Afghanistan: Peace Process Doesn’t Mean Taliban Will Abandon The Path Of Jihad, States Deputy Leader Haqqani

Afghanistan: Peace Process Doesn’t Mean Taliban Will Abandon The Path Of Jihad, States Deputy Leader HaqqaniTaliban fighters at a training camp in Kandahar (Pic via Long War Journal)

Sirajuddin Haqqani, the deputy leader of the Taliban, said that despite it's belief in the peace negotiation talks as one of the core components of the solution to the conflict in Afghanistan, the group will still continue the path of jihad and strengthen its military power.

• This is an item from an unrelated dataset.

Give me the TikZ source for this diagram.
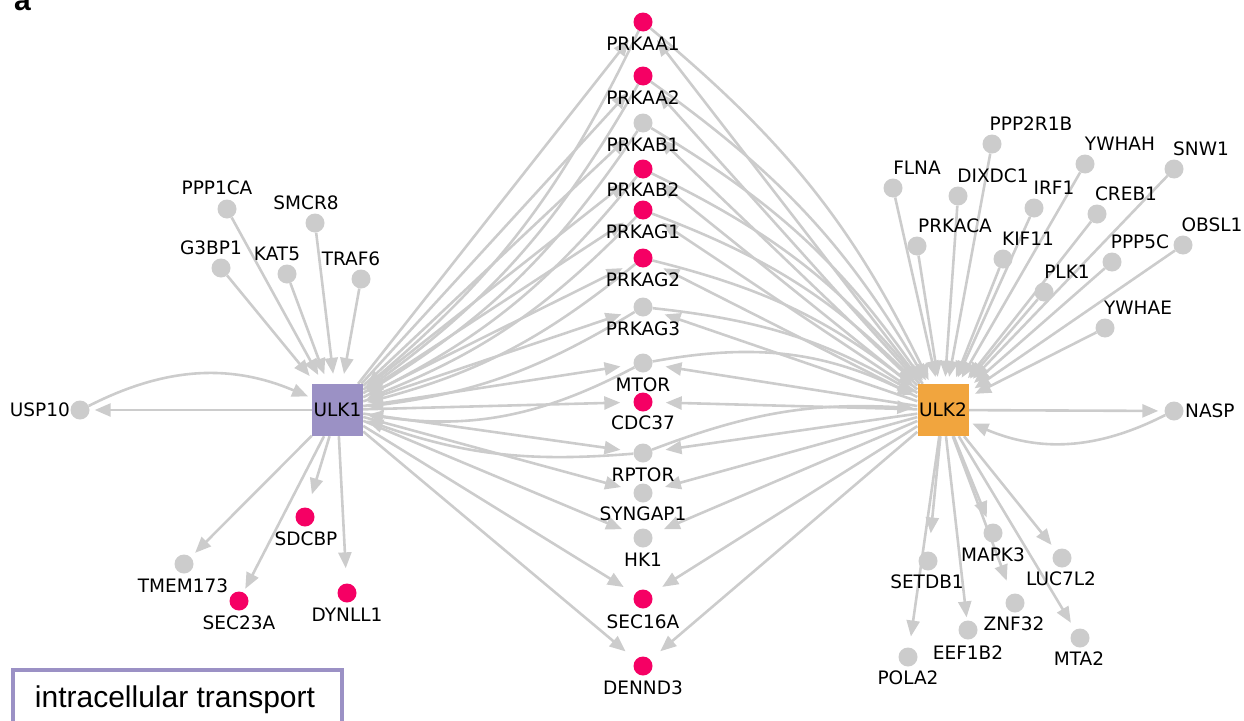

In a message to mark the completion of training of a group of Taliban suicide bombers at an unknown location, Haqqani on Wednesday (3 June) said that the peace process does not mean the Taliban will abandon the path of jihad, TOLO News reported.

Footage released on the group's social media platforms show a group of Taliban fighters wearing suicide vests who are passing in a parade in front of the Taliban's military commission.

"We believe that the talks are the solution, the politics of sharia (Islamic) law is one of the paths of our jihad and struggle, but no one should miscalculate our politics and willingness for talks --- they shouldn't expect (the Taliban) to abandon jihad and their military capabilities," said Haqqani.

Haqqani's remarks comes after a UN report was released last week which stated that the Taliban had failed to fulfil one of the core parts of the US-Taliban agreement, namely that it would break ties with Al Qaeda.

According to the UN report, a new group named Hizb-e-Wilayat-e-Islami has been created outside Afghanistan which encompasses the splinter members of the Taliban who are opposing the peace agreement between the US and the Taliban.

Al Qaeda has 400 to 600 operatives active in 12 Afghan provinces and is running training camps in the east of the country.

According to the UN report, the senior leadership of Al Qaeda remains present in Afghanistan, as well as hundreds of armed operatives, Al Qaida in the Indian Subcontinent, and groups of foreign terrorist fighters aligned with the Taliban.